The incidence and spread of difficult-to-control grass weeds, especially sterile brome, wild oats, canary grass and blackgrass, is increasing on most tillage farms. Repeated use of the main herbicide actives against these grasses has allowed resistance to develop.
Resistant weed populations may by-pass the herbicide action by two mechanisms: target-site resistance, where cellular pathways prevent the herbicide from binding effectively to its site of action; and non-target site resistance, where more complex cellular changes allow the weed to detoxify the herbicides and allow the plant to grow normally.

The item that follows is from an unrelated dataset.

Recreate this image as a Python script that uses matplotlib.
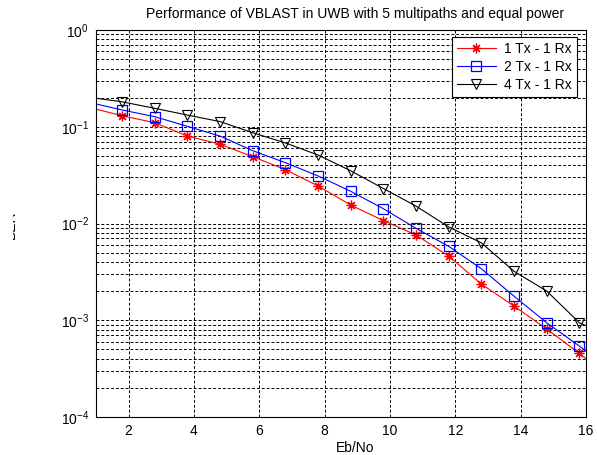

Herbicide resistance is further exacerbated by the narrow range of herbicides available, forcing growers to repeatedly use the same active ingredients.
One key to managing grass weeds and to minimising the selection pressure for resistance is to utilise non-herbicide control measures or integrated weed management (IWM) practices.
Correct weed identification, coupled with an understanding of their agro-ecological traits, is of paramount importance in devising IWM programmes
IWM combines non-herbicide or cultural techniques with herbicide use when needed. IWM also targets weed seed bank reduction and prevents weed movement to different areas.
It encourages farmers to keep fields free of specific weeds, reduce the pressure on herbicides and prevent seed return.
Correct weed identification, coupled with an understanding of their agro-ecological traits, is of paramount importance in devising IWM programmes.
Identification and agro-ecology of grass weeds
Practices contributing to increased grass weed pressure
The following practices will increase the grass weed pressure on your farm: repetitive cereal cropping; earlier sowing of autumn-sown cereal crops; excessive reliance solely on herbicides; mechanical spread of weed seeds from contaminated manures, seed source, combines and by movement of straw bales; lack of field margin or headland conservation to prevent these areas becoming potential sources of weed infestation.
IWM programmes
Effective IWM practices include the use of crop rotation, stale seedbeds, crop establishment techniques, headland/margin management, hand rogueing, machine hygiene, seed source, sowing date, seed rate, variety choice and use of herbicides.
In the future, IWM practices will have to be adopted by Irish farmers to minimise resistance development to protect existing chemistry, as very few new herbicides are expected in the near future.
The combination of these practices against the various problematic weeds will be evaluated and developed on focus farms in the Enable Conservation Tillage grass weed control project over the next few years.